- _EXERCISE AIM_: Write out, word for word, every line from the first one through the line that holds "0.23, 0.21, 0.19]", and nothing else; skip the pictures.

- _Plotting code records_:
--------------------------------------------------

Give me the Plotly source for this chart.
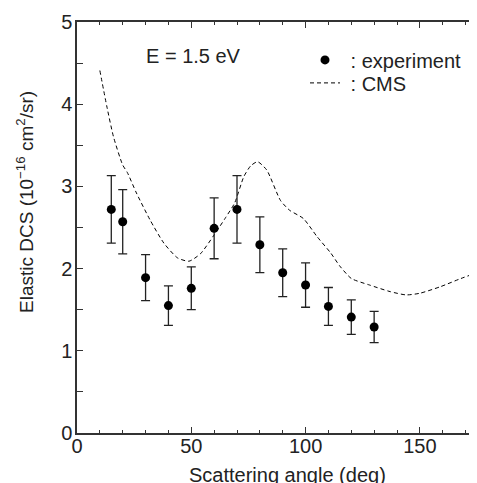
import plotly.graph_objects as go

# Experimental data
exp_angle = [15, 20, 30, 40, 50, 60, 70, 80, 90, 100, 110, 120, 130]
exp_dcs = [2.72, 2.57, 1.89, 1.55, 1.76, 2.49, 2.72, 2.29, 1.95, 1.80, 1.54, 1.41, 1.29]
exp_err = [0.41, 0.39, 0.28, 0.24, 0.26, 0.37, 0.41, 0.34, 0.29, 0.27, 0.23, 0.21, 0.19]

# CMS calculation
cms_angle = [10, 13, 16, 20, 22, 26, 32, 38, 44, 49, 54, 60, 65, 69, 73, 76, 79, 83,
             89, 93, 99, 105, 111, 115, 120, 128, 137, 144, 150, 159, 168, 175]
cms_dcs = [4.41, 3.98, 3.60, 3.26, 3.17, 2.92, 2.59, 2.31, 2.13, 2.09, 2.18, 2.41, 2.62,
           2.80, 3.12, 3.25, 3.30, 3.20, 2.83, 2.71, 2.61, 2.39, 2.19, 2.03, 1.88, 1.80,
           1.72, 1.68, 1.70, 1.78, 1.88, 1.95]

x_ticks = [0, 50, 100, 150]
y_ticks = [0, 1, 2, 3, 4, 5]

FONT = "Liberation Sans, Arial, Helvetica, sans-serif"
TXT = "#222222"
AX = "#333333"

# page body has an 8px margin; plot area sits at x 77..477, y 22..433 on screen
OFF = 8
PL, PT, PB = 77, 22, 433
PW = 477 - PL
PH = PB - PT

fig = go.Figure()

fig.add_trace(go.Scatter(
    x=cms_angle, y=cms_dcs, mode="lines",
    line=dict(color="black", width=1, dash="4px,3px", shape="spline", smoothing=0.6),
    showlegend=False, hoverinfo="skip"))

fig.add_trace(go.Scatter(
    x=exp_angle, y=exp_dcs, mode="markers",
    marker=dict(color="black", size=9),
    error_y=dict(type="data", array=exp_err, color="#222222", thickness=1.3, width=4.5),
    showlegend=False))

# legend entries
fig.add_trace(go.Scatter(x=[None], y=[None], mode="markers",
                         marker=dict(color="black", size=9), name="\u00a0: experiment",
                         legend="legend"))
fig.add_trace(go.Scatter(x=[None], y=[None], mode="lines",
                         line=dict(color="black", width=1, dash="4px,3px"), name="\u00a0: CMS",
                         legend="legend2"))

leg_common = dict(xanchor="left", yanchor="top", bgcolor="rgba(0,0,0,0)",
                  font=dict(size=20, color=TXT, family=FONT), itemwidth=30,
                  borderwidth=0)

fig.update_layout(
    width=477 - OFF, height=483 - OFF,
    margin=dict(l=PL - OFF, r=0, t=PT - OFF, b=483 - PB, pad=0),
    paper_bgcolor="white", plot_bgcolor="white",
    font=dict(family=FONT, size=20, color=TXT),
    showlegend=True,
    legend=dict(x=(305 - PL) / PW, y=(PB - 40.4) / PH, **leg_common),
    legend2=dict(x=(305 - PL) / PW, y=(PB - 63.4) / PH, **leg_common),
    xaxis=dict(range=[0, 175], tickvals=x_ticks, ticktext=[str(v) for v in x_ticks],
               ticks="inside", ticklen=6, tickwidth=1.3, tickcolor=AX,
               minor=dict(dtick=10, tick0=0, ticks="inside", ticklen=3, tickwidth=1.3, tickcolor=AX),
               showline=True, linecolor=AX, linewidth=1.5, mirror="ticks",
               showgrid=False, zeroline=False, ticklabelstandoff=-6,
               tickfont=dict(size=20, color=TXT)),
    yaxis=dict(range=[0, 5], tickvals=y_ticks, ticktext=[str(v) for v in y_ticks],
               ticks="inside", ticklen=6, tickwidth=1.3, tickcolor=AX,
               minor=dict(dtick=0.5, tick0=0, ticks="inside", ticklen=6, tickwidth=1.3, tickcolor=AX),
               showline=True, linecolor=AX, linewidth=1.5,
               showgrid=False, zeroline=False, ticklabelstandoff=-1,
               tickfont=dict(size=20, color=TXT)),
    annotations=[
        dict(text="E = 1.5 eV", x=(193 - PL) / PW, y=(PB - 56.5) / PH,
             xref="paper", yref="paper", showarrow=False,
             xanchor="center", yanchor="middle", font=dict(size=20, color=TXT)),
        dict(text="Scattering angle (deg)", x=(287 - PL) / PW, y=(PB - 475) / PH,
             xref="paper", yref="paper", showarrow=False,
             xanchor="center", yanchor="middle", font=dict(size=20, color=TXT)),
        dict(text="Elastic DCS (10<sup>\u221216</sup> cm<sup>2</sup>/sr)",
             x=(25 - PL) / PW, y=(PB - 202) / PH, textangle=-90,
             xref="paper", yref="paper", showarrow=False,
             xanchor="center", yanchor="middle", font=dict(size=19, color=TXT)),
    ],
)

fig.write_html("out.html")
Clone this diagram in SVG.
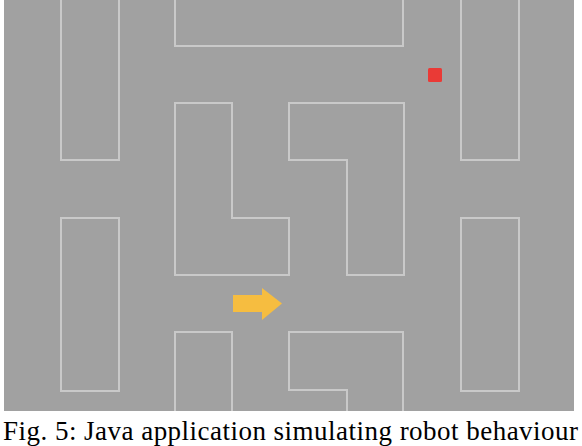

--------------------------------------------------

- _OUTPUT OF THE TASK_:
Give me the Plotly source for this chart.
import plotly.graph_objects as go

# Experimental data
exp_angle = [15, 20, 30, 40, 50, 60, 70, 80, 90, 100, 110, 120, 130]
exp_dcs = [2.72, 2.57, 1.89, 1.55, 1.76, 2.49, 2.72, 2.29, 1.95, 1.80, 1.54, 1.41, 1.29]
exp_err = [0.41, 0.39, 0.28, 0.24, 0.26, 0.37, 0.41, 0.34, 0.29, 0.27, 0.23, 0.21, 0.19]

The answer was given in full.